▶ **WHAT TO WORK ON**
Your task is to extract every line from the material below exactly.

--------------------------------------------------

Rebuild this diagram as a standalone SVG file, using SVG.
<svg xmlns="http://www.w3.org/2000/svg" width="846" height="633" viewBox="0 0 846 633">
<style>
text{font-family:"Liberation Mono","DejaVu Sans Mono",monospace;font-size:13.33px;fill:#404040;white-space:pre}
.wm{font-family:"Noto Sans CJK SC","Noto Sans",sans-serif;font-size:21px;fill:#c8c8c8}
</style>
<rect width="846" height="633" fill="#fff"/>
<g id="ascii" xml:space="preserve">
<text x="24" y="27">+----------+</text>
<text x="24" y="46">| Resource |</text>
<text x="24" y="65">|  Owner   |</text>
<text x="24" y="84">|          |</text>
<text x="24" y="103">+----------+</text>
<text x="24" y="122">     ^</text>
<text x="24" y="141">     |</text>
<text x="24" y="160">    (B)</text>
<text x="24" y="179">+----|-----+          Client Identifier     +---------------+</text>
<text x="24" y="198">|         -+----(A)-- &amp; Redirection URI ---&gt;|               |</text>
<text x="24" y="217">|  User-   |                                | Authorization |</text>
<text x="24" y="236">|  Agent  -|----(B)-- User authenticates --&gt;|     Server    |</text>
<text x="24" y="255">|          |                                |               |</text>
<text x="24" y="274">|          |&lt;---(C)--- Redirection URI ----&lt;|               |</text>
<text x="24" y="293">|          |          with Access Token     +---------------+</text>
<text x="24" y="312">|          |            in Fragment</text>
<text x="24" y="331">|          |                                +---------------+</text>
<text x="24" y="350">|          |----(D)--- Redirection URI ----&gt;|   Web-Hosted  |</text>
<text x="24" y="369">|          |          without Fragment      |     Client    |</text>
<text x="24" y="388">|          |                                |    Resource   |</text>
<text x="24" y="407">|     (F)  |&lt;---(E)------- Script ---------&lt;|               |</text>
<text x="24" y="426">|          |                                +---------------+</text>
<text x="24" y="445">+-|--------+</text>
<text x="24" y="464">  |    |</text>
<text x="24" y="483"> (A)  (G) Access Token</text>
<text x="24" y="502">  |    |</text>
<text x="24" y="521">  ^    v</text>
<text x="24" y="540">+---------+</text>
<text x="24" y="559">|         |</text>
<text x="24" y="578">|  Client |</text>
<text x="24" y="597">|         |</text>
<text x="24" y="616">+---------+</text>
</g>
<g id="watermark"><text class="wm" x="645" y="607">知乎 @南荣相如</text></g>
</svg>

--------------------------------------------------

▶ **PROBLEM SOLUTION**
Rebuild this diagram as a standalone SVG file, using SVG.
<svg xmlns="http://www.w3.org/2000/svg" width="846" height="633" viewBox="0 0 846 633">
<style>
text{font-family:"Liberation Mono","DejaVu Sans Mono",monospace;font-size:13.33px;fill:#404040;white-space:pre}
.wm{font-family:"Noto Sans CJK SC","Noto Sans",sans-serif;font-size:21px;fill:#c8c8c8}
</style>
<rect width="846" height="633" fill="#fff"/>
<g id="ascii" xml:space="preserve">
<text x="24" y="27">+----------+</text>
<text x="24" y="46">| Resource |</text>
<text x="24" y="65">|  Owner   |</text>
<text x="24" y="84">|          |</text>
<text x="24" y="103">+----------+</text>
<text x="24" y="122">     ^</text>
<text x="24" y="141">     |</text>
<text x="24" y="160">    (B)</text>
<text x="24" y="179">+----|-----+          Client Identifier     +---------------+</text>
<text x="24" y="198">|         -+----(A)-- &amp; Redirection URI ---&gt;|               |</text>
<text x="24" y="217">|  User-   |                                | Authorization |</text>
<text x="24" y="236">|  Agent  -|----(B)-- User authenticates --&gt;|     Server    |</text>
<text x="24" y="255">|          |                                |               |</text>
<text x="24" y="274">|          |&lt;---(C)--- Redirection URI ----&lt;|               |</text>
<text x="24" y="293">|          |          with Access Token     +---------------+</text>
<text x="24" y="312">|          |            in Fragment</text>
<text x="24" y="331">|          |                                +---------------+</text>
<text x="24" y="350">|          |----(D)--- Redirection URI ----&gt;|   Web-Hosted  |</text>
<text x="24" y="369">|          |          without Fragment      |     Client    |</text>
<text x="24" y="388">|          |                                |    Resource   |</text>
<text x="24" y="407">|     (F)  |&lt;---(E)------- Script ---------&lt;|               |</text>
<text x="24" y="426">|          |                                +---------------+</text>
<text x="24" y="445">+-|--------+</text>
<text x="24" y="464">  |    |</text>
<text x="24" y="483"> (A)  (G) Access Token</text>
<text x="24" y="502">  |    |</text>
<text x="24" y="521">  ^    v</text>
<text x="24" y="540">+---------+</text>
<text x="24" y="559">|         |</text>
<text x="24" y="578">|  Client |</text>
<text x="24" y="597">|         |</text>
<text x="24" y="616">+---------+</text>
</g>
<g id="watermark"><text class="wm" x="645" y="607">知乎 @南荣相如</text></g>
</svg>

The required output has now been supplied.